[Start]

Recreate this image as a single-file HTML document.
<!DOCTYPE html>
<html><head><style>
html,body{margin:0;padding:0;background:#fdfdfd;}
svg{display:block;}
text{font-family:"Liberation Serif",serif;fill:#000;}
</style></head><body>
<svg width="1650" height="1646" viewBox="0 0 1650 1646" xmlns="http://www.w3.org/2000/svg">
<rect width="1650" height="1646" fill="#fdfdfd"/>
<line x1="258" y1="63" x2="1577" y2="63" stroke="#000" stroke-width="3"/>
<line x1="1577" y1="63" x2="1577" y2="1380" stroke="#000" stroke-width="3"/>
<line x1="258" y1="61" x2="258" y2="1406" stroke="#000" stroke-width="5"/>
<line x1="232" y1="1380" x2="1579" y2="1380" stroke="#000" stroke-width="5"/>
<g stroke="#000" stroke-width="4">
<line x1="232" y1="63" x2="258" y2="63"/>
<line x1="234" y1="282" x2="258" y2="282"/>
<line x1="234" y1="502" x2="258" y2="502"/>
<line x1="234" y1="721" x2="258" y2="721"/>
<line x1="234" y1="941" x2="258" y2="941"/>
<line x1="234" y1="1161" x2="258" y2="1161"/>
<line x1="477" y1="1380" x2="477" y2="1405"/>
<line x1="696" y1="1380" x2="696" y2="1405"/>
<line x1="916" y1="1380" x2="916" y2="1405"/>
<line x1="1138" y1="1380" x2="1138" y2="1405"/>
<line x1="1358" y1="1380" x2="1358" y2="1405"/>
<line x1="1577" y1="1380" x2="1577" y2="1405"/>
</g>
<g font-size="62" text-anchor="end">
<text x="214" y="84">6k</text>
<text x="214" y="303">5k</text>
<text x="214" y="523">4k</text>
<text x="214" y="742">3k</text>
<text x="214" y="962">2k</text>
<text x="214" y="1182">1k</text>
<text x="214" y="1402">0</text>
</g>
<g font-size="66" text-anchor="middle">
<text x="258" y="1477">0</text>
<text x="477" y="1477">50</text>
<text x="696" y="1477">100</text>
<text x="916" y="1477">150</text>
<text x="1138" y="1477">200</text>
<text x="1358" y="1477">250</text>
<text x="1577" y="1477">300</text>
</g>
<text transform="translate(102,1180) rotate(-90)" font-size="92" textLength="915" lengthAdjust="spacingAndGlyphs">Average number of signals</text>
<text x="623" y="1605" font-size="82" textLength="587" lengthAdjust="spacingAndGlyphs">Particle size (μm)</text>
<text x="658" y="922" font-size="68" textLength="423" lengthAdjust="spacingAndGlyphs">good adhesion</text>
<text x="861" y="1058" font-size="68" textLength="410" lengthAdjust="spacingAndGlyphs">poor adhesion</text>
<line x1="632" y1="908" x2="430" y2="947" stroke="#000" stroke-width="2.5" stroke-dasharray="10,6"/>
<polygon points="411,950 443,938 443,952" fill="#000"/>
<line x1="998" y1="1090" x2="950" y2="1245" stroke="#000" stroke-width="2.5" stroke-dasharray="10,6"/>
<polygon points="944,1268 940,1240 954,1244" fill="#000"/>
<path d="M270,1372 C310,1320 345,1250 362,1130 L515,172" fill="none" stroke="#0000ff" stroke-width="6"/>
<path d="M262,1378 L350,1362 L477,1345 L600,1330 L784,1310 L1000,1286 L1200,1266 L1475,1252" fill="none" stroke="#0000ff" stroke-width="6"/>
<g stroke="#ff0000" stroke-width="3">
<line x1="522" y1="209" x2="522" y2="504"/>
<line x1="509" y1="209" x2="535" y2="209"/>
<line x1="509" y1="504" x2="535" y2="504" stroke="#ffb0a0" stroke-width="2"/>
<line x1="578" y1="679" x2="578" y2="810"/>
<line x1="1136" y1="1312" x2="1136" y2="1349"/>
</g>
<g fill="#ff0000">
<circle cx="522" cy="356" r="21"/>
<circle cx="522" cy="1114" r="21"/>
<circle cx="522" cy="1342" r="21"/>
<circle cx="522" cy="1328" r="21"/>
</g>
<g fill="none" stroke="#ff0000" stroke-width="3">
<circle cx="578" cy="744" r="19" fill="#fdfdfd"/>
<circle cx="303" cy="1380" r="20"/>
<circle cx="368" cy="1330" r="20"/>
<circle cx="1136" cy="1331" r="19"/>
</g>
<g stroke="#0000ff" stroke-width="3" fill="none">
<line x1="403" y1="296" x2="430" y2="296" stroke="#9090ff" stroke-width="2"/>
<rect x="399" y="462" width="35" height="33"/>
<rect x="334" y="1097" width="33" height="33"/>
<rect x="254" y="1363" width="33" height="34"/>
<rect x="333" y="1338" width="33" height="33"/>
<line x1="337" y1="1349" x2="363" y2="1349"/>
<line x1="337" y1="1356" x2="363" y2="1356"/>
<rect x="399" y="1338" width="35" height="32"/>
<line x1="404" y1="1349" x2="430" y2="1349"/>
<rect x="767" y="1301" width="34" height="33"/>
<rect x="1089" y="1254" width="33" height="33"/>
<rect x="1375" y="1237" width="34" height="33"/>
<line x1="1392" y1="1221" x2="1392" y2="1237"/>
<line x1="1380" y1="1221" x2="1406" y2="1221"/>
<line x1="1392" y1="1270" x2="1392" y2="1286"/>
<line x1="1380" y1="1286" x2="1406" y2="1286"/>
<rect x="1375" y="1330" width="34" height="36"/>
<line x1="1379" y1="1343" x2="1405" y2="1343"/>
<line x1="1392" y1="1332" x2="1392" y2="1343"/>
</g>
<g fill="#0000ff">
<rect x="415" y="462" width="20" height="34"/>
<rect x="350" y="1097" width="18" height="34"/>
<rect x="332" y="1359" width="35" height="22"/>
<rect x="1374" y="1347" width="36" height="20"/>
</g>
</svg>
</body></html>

[End]
[Start]

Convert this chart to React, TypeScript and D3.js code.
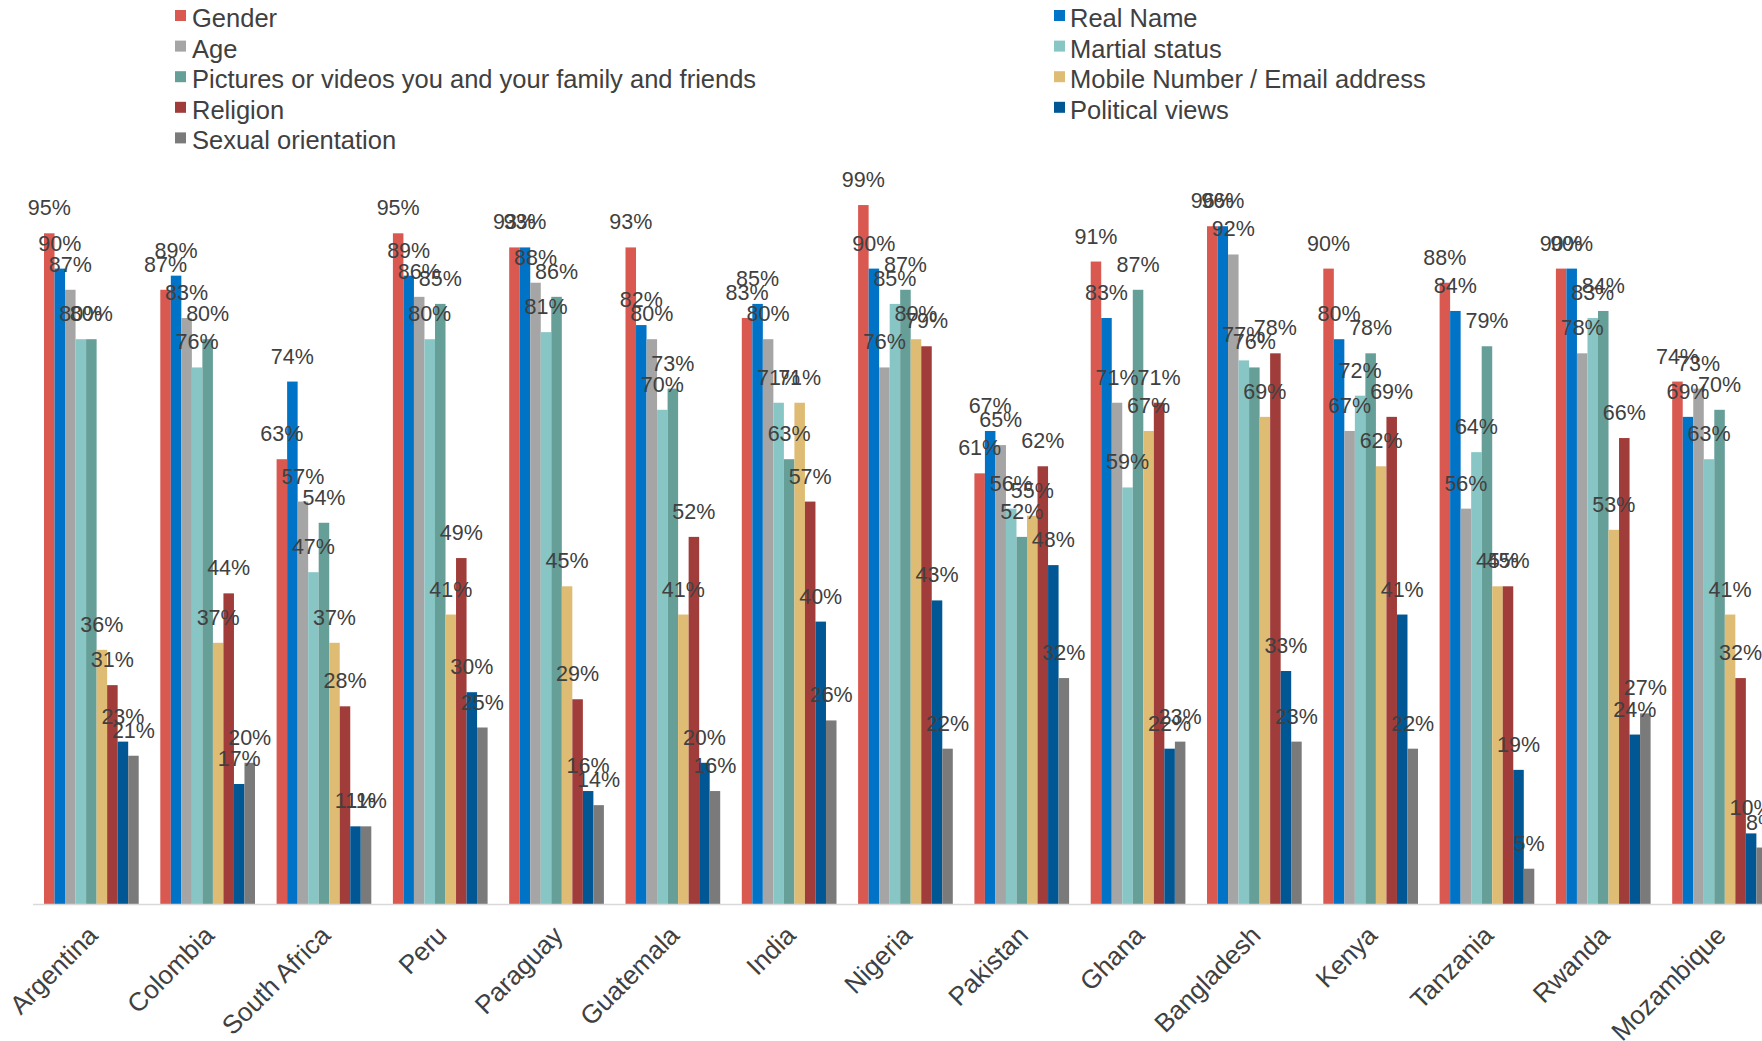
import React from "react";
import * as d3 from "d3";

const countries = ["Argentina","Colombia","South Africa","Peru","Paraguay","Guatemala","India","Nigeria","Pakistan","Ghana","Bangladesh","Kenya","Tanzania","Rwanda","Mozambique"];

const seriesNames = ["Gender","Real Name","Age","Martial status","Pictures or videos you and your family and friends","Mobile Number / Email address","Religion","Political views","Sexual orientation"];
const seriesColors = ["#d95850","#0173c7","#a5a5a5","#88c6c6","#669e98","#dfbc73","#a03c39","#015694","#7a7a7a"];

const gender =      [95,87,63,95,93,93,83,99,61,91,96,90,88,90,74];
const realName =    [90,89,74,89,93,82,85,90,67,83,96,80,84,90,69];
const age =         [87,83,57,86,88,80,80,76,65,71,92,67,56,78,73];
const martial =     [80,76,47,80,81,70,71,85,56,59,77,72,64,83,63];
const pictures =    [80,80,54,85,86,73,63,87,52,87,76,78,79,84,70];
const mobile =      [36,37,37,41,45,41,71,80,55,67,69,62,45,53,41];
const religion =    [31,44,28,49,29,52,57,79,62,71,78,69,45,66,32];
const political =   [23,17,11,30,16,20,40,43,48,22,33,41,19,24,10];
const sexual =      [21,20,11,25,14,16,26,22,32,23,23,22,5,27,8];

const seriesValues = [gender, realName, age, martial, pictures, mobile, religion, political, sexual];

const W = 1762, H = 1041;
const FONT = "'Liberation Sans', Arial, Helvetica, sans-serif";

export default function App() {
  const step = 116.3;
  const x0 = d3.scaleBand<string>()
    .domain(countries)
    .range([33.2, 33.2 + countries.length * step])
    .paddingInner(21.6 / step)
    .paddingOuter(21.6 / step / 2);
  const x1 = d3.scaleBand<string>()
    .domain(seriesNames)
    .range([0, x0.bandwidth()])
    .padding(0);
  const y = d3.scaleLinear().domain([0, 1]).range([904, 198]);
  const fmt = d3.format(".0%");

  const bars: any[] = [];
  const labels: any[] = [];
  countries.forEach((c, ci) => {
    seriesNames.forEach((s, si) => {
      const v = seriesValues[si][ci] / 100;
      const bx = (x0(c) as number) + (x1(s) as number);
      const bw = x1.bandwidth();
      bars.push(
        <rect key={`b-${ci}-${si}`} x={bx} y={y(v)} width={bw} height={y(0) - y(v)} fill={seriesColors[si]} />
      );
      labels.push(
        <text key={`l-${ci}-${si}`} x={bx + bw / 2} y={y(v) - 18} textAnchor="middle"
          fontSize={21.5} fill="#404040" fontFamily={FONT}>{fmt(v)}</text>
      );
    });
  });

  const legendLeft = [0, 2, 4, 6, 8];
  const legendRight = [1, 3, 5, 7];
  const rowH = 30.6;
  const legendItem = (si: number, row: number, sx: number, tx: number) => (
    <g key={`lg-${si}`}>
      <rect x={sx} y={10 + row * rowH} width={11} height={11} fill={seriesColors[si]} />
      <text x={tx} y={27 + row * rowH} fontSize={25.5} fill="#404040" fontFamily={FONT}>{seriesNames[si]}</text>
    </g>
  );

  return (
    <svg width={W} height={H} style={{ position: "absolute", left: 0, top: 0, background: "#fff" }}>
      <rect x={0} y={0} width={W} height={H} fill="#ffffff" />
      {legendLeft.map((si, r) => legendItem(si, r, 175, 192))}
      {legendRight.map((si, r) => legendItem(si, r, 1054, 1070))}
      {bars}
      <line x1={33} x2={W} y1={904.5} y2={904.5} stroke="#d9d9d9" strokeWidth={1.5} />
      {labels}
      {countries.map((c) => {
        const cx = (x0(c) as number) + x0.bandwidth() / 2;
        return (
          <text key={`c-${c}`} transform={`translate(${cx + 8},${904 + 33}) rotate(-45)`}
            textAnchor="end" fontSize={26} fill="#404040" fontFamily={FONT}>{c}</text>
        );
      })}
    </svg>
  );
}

[End]

### Set task
Using the data above, say how many lines include "this". No other reply is needed.

### Full response
2